[Data items]
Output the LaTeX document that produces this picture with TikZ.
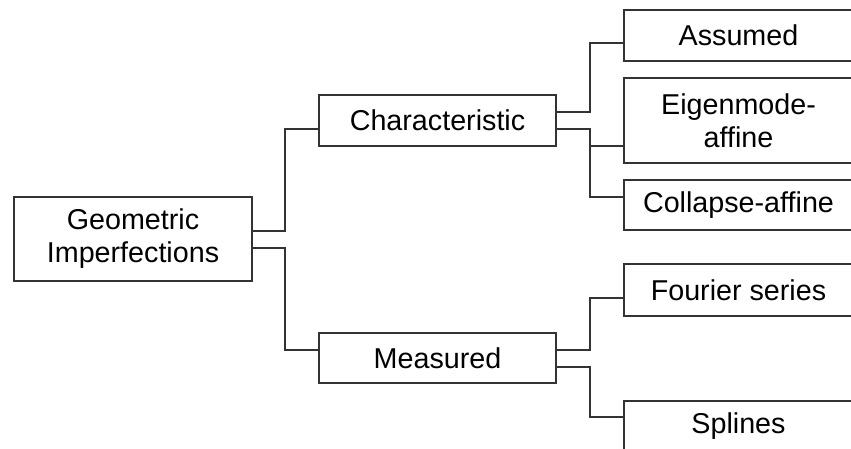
\documentclass[tikz,border=0pt]{standalone}
\usepackage{fontspec}
\setmainfont{Liberation Sans}
\begin{document}
\begin{tikzpicture}[x=1pt,y=-1pt,
  box/.style={draw=black!80, line width=1.1pt, align=center, inner sep=0pt,
    font=\fontsize{28.7}{33}\selectfont},
  link/.style={draw=black!80, line width=1.1pt}]
\clip (0,0) rectangle (851,448);
\useasboundingbox (0,0) rectangle (851,448);
\node[box, minimum width=238pt, minimum height=84pt] (geo) at (133,239) {Geometric\\Imperfections};
\node[box, minimum width=237pt, minimum height=51pt] (char) at (437.5,120.5) {Characteristic};
\node[box, minimum width=237pt, minimum height=50pt] (meas) at (437.5,358) {Measured};
\node[box, minimum width=229pt, minimum height=51pt] (assumed) at (738.5,35.5) {Assumed};
\node[box, minimum width=229pt, minimum height=85pt] (eigen) at (738.5,120.5) {Eigenmode-\\affine};
\node[box, minimum width=229pt, minimum height=50pt] (collapse) at (738.5,205) {Collapse-affine};
\node[box, minimum width=229pt, minimum height=52pt] (fourier) at (738.5,290) {Fourier series};
\node[box, minimum width=229pt, minimum height=51pt] (splines) at (738.5,426.5) {Splines};
% level 1
\draw[link] (geo.east |- 0,231) -| (285,129) -- (char.west |- 0,129);
\draw[link] (geo.east |- 0,248) -| (285,350) -- (meas.west |- 0,350);
% characteristic
\draw[link] (char.east |- 0,112) -| (590,43) -- (assumed.west |- 0,43);
\draw[link] (char.east |- 0,129) -| (590,197) -- (collapse.west |- 0,197);
\draw[link] (590,146) -- (eigen.west |- 0,146);
% measured
\draw[link] (meas.east |- 0,350) -| (590,298) -- (fourier.west |- 0,298);
\draw[link] (meas.east |- 0,367) -| (590,417) -- (splines.west |- 0,417);
\end{tikzpicture}
\end{document}
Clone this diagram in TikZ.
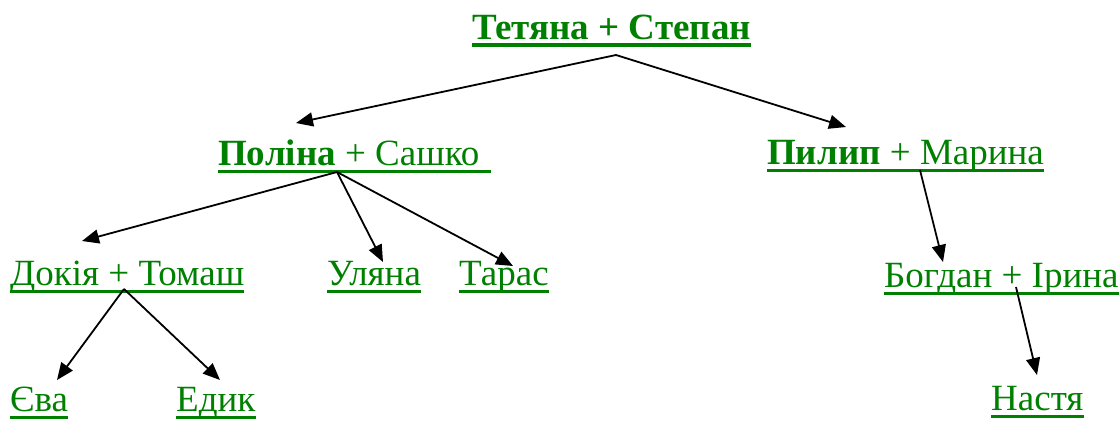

* _Instructions to follow_
Where a line in the material above holds "this", copy that line.

* _Solution to the exercise_
Output the LaTeX document that produces this picture with TikZ.
Clone this diagram in TikZ.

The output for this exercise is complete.